Forderungen sind immer gut. Erst recht, wenn man damit der politischen Konkurrenz zeigen kann, was für eine emsige Macher-Truppe man ist. Seit Montag, 11. Januar, ist ja Leipzigs CDU irgendwie in der Defensive. Die Begründungen, warum sie sich ganz offiziell nicht an der Lichterkette für Toleranz "Leipzig bleibt helle" beteiligt hat, klangen wenig überzeugend. Jetzt versucht Leipzigs CDU, sich mit fünf richtigen Forderungen wieder in eine starke Position zu spielen.

Sie begründet das so: “Die Leipziger Union sieht sich seit ihrer Ankündigung, nicht an der Lichterkette teilzunehmen, stetigen Anfeindungen aus dem linken Lager ausgesetzt. Insbesondere die Grünen haben mit einem Nazi-Vergleich auf Twitter für Empörung gesorgt.”

Die Twitter-Debatte am 11. Janua bei dei den Leipziger Grünen. Screenshot: L-IZ
Die Twitter-Debatte am 11. Januar bei  den Leipziger Grünen. Screenshot: L-IZ

Mit dem Nazi-Vergleich meint man augenscheinlich einen Tweet, der am 11. Januar auf dem Twitter-Account der Grünen veröffentlicht wurde: “Die CDU Leipzig ist Hofbereiter von Neonazis die in #Connewitz randaliert haben. #Kaltland #sachsen”. Der sorgte dann kurzzeitig für eine Diskussion mit einem emsigen CDU-Mann und mündete dann in die Frage, wer sich nun von was zu distanzieren habe. Keine wirklich erhellende politische Diskussion. Aber für den Kreisvorsitzenden der Leipziger CDU, Robert Clemen, Grund genug, sich noch einmal deutlich zu distanzieren: “Wenn unsere politischen Mitbewerber glauben, dass wir auf solche platten Angriffe allein mit theoretischen Aufsätzen antworten, dann täuschen sie sich gewaltig. Die CDU Leipzig wird sich auch in ihrer Rhetorik zu wehren wissen.”
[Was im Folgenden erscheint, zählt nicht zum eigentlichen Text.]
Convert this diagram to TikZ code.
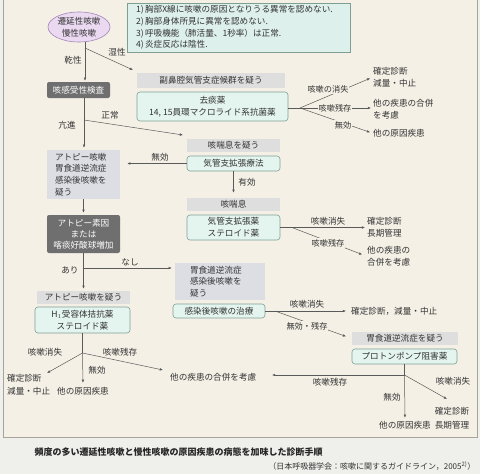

Und so hat die Leipziger CDU auf ihrer Kreisvorstandssitzung am Montag, 11. Januar, intensiv über politische Forderungen diskutiert, die eine Reaktion auf die aktuellen Herausforderungen sein könnten.

Geeinigt hat man sich dann auf diese fünf Punkte:

1. Stärkung des Rechtsstaates – Einstellung von mehr Richtern, Polizisten und Staatsanwälten, um Verfahren zu Beschleunigen.

2. Verteidigung unserer freiheitlich-demokratischen Kultur – keinerlei Duldung respektlosen Verhaltens gegenüber Frauen.

3. Straftäter schnell und konsequent abschieben!

4. Beendigung des Dauerdemonstrationszustandes in Leipzig – Versammlungsfreiheit und Sicherheit in Einklang bringen.

5. Entziehung des Nährbodens für politische Extremisten – Strengere Überprüfung von Fördermittelvergaben in Leipzig.

Das klingt nicht wirklich nach einer Entschärfung der Diskussion, sondern nach rhetorischer Aufrüstung.

Irgendwie hat man in der Vorstandsrunde am Montag, 11. Januar, (da randalierten die Neonazis gerade in Connewitz) auch kein klärendes Gespräch geführt über die wirklichen Möglichkeiten, die die CDU Leipzig hat, Politik in Leipzig zu gestalten. Wenn man sich an öffentlichen Aktionen nicht beteiligt, was bleibt dann? Forderungen nach lauter Verboten?

Wahrscheinlich war man da am Montag noch viel zu verärgert über den öffentlich geäußerten Vorwurf, zu kneifen, wenn es um ein simples Zeichen für Toleranz und Weltoffenheit geht.

Robert Clemen: “Die Zeit, in der wir mit staatsmännischen Reden versucht haben, die Probleme kleiner werden zu lassen, ist vorbei. Wir brauchen konkrete Maßnahmen im Bund, im Freistaat und in Leipzig. Die CDU wird sich an der Debatte zur Umsetzung ihrer Forderungen rege beteiligen.”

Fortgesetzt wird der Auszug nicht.